• _Task to carry out_
Using the listing below, copy every line that mentions "React".

• _Collected material_
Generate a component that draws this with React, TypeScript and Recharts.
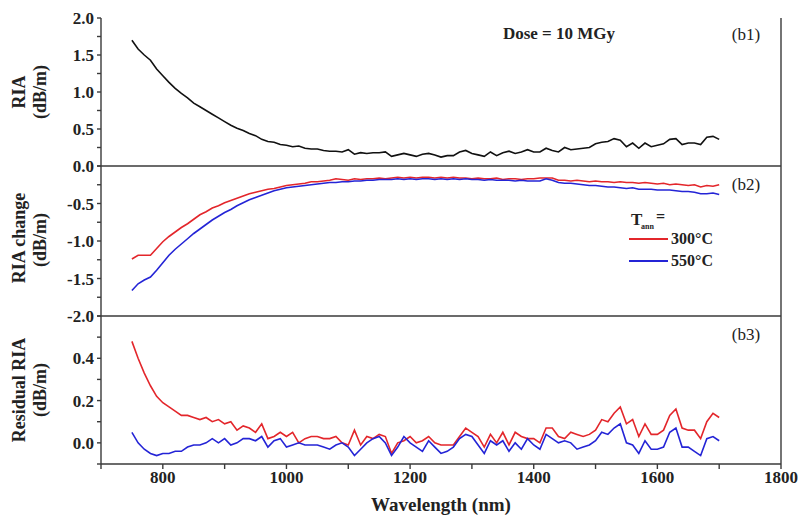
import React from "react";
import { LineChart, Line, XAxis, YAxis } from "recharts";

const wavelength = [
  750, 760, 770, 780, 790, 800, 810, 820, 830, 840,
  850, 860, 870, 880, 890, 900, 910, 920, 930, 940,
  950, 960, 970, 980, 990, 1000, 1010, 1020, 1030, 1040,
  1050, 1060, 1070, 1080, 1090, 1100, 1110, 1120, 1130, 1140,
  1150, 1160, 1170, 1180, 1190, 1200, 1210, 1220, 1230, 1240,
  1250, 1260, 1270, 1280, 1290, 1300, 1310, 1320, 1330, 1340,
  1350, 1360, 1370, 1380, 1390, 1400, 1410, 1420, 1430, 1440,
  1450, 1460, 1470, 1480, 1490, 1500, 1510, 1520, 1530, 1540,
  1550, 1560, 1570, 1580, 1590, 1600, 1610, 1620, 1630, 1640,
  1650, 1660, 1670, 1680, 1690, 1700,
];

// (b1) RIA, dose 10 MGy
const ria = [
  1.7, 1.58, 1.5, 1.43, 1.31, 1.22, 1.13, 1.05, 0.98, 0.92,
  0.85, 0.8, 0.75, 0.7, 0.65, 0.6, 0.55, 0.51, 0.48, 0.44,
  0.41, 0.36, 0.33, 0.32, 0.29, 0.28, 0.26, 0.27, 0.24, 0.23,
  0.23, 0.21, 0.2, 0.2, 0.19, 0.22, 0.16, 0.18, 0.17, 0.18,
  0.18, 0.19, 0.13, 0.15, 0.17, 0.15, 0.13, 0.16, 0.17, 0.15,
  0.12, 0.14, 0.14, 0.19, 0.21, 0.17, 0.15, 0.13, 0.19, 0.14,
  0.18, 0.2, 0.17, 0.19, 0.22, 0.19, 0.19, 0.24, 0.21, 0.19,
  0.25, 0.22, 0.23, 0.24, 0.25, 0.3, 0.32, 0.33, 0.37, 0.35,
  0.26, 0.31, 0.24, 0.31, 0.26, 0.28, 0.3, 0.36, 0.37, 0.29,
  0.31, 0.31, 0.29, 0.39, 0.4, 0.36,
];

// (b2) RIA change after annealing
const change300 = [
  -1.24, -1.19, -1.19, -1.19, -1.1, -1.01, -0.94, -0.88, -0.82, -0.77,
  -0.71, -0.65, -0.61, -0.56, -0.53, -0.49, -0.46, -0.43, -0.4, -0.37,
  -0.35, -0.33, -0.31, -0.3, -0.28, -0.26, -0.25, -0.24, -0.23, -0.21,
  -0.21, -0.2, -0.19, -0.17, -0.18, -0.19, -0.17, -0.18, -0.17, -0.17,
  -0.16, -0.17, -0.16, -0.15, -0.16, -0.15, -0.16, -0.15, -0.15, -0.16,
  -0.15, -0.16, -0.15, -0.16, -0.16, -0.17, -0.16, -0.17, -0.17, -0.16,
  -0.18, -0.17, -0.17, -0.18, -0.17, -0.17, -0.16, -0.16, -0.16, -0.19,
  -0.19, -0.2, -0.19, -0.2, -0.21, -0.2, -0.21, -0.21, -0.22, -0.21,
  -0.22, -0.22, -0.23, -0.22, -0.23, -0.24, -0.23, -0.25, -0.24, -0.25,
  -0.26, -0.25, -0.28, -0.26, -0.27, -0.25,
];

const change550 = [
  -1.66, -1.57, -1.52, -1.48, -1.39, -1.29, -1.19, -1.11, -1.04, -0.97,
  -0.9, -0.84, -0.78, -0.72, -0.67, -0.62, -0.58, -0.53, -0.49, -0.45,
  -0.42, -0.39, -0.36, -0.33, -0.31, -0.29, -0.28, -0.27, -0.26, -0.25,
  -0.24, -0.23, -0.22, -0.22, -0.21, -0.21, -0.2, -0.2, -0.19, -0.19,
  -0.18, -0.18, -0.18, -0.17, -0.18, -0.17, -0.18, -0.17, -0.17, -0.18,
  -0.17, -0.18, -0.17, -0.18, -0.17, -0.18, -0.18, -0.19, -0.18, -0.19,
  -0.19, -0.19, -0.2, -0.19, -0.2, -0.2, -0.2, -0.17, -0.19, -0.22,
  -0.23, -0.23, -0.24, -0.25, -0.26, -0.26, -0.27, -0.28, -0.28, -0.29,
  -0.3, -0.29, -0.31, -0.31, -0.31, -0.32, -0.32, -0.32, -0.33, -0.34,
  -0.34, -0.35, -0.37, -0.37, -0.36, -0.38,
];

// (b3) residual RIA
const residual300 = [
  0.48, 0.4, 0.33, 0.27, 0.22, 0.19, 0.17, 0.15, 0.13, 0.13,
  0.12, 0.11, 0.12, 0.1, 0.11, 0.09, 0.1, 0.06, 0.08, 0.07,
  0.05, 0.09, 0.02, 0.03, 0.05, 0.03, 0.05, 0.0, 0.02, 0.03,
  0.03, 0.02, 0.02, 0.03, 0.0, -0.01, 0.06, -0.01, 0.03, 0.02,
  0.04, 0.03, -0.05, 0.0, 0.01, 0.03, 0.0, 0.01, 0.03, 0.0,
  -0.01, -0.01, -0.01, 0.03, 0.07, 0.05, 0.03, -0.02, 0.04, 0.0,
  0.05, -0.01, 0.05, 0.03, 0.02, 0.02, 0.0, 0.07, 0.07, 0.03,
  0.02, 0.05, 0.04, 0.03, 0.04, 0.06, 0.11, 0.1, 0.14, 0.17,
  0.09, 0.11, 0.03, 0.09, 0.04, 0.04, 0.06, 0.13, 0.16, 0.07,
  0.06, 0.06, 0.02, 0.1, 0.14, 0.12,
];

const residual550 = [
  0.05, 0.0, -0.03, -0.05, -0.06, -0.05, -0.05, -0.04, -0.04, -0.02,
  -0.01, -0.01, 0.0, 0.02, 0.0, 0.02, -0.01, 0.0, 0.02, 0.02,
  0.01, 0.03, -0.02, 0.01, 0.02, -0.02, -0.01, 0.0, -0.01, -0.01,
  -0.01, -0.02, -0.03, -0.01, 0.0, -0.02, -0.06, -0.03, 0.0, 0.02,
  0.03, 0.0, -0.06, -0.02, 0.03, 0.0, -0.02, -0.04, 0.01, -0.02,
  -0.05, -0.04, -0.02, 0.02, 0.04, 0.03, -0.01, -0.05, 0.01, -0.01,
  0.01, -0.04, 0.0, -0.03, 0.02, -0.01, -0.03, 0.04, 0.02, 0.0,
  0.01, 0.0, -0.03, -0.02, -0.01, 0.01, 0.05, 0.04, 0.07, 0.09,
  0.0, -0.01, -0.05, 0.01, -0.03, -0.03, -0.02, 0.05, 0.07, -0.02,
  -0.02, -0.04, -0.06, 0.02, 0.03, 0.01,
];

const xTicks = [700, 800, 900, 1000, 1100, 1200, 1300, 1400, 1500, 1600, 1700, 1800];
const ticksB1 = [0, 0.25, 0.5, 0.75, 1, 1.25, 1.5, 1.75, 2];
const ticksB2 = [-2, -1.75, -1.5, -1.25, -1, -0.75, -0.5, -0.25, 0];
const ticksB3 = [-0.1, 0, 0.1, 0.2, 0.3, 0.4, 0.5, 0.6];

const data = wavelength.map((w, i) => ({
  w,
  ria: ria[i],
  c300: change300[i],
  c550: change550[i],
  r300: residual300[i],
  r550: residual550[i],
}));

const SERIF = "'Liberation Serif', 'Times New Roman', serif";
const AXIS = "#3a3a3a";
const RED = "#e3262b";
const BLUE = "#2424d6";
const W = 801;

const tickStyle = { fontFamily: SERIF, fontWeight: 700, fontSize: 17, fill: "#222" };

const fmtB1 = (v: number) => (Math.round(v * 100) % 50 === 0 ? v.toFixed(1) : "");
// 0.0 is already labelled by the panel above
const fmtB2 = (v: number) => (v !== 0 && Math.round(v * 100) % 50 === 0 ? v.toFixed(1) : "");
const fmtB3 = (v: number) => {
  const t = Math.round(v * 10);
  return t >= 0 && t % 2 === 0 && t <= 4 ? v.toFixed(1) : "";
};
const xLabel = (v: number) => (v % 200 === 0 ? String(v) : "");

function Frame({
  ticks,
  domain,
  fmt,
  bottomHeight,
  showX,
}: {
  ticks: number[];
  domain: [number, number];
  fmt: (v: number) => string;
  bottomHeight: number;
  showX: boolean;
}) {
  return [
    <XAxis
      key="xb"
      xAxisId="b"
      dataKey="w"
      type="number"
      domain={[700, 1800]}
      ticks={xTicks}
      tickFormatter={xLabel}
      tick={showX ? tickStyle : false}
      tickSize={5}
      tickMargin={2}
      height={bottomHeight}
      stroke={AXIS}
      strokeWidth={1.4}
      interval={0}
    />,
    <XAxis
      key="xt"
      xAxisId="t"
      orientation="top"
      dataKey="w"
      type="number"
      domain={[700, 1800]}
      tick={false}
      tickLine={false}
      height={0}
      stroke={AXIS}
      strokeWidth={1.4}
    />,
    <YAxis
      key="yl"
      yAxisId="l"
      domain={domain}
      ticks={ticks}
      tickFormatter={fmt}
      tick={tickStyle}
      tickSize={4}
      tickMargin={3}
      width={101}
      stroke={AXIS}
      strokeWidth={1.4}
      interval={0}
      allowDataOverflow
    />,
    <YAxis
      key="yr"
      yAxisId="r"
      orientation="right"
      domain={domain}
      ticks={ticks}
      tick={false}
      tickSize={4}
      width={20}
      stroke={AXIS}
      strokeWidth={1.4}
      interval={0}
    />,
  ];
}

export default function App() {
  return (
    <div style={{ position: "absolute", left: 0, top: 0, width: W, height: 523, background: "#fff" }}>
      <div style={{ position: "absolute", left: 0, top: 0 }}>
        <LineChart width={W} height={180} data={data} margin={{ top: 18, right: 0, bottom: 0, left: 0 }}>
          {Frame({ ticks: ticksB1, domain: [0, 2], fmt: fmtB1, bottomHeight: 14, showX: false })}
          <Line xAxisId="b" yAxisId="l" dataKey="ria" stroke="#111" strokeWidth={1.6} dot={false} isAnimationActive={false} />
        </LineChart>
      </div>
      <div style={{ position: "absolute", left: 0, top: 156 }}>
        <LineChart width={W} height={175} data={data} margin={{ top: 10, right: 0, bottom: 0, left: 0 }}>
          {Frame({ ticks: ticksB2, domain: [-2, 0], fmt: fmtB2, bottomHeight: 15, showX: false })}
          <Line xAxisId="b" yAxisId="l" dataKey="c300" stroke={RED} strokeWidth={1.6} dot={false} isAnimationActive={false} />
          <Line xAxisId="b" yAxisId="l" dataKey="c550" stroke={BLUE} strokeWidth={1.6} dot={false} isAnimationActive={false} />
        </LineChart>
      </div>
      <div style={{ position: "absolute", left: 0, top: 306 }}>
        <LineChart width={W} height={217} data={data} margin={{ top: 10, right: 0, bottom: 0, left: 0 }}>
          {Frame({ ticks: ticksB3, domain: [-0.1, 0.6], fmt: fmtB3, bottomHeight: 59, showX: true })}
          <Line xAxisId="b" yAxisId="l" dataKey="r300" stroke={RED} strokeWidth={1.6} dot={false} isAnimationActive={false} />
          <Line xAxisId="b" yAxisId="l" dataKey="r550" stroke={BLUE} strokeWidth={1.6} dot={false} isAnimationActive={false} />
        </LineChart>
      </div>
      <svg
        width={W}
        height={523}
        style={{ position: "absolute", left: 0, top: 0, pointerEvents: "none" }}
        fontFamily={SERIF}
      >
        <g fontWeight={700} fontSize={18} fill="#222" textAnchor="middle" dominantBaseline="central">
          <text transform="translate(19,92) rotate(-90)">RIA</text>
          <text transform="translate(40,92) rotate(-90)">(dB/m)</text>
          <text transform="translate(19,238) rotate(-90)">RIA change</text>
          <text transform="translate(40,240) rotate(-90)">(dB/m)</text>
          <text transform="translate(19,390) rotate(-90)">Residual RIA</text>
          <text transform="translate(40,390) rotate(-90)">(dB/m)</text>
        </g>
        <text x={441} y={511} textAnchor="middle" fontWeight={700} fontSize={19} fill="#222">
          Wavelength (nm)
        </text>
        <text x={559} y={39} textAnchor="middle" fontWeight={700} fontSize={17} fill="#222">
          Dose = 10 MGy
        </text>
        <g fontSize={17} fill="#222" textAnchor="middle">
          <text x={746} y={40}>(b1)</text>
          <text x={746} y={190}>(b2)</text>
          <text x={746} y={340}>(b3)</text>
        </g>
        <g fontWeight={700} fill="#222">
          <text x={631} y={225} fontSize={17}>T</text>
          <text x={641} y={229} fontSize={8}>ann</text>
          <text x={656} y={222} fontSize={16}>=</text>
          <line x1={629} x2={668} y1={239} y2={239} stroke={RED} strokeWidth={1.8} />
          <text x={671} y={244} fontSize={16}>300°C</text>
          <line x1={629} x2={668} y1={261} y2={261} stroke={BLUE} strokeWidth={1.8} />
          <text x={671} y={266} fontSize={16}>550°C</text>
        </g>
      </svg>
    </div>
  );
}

• _Exercise result_
Generate a component that draws this with React, TypeScript and Recharts.
import React from "react";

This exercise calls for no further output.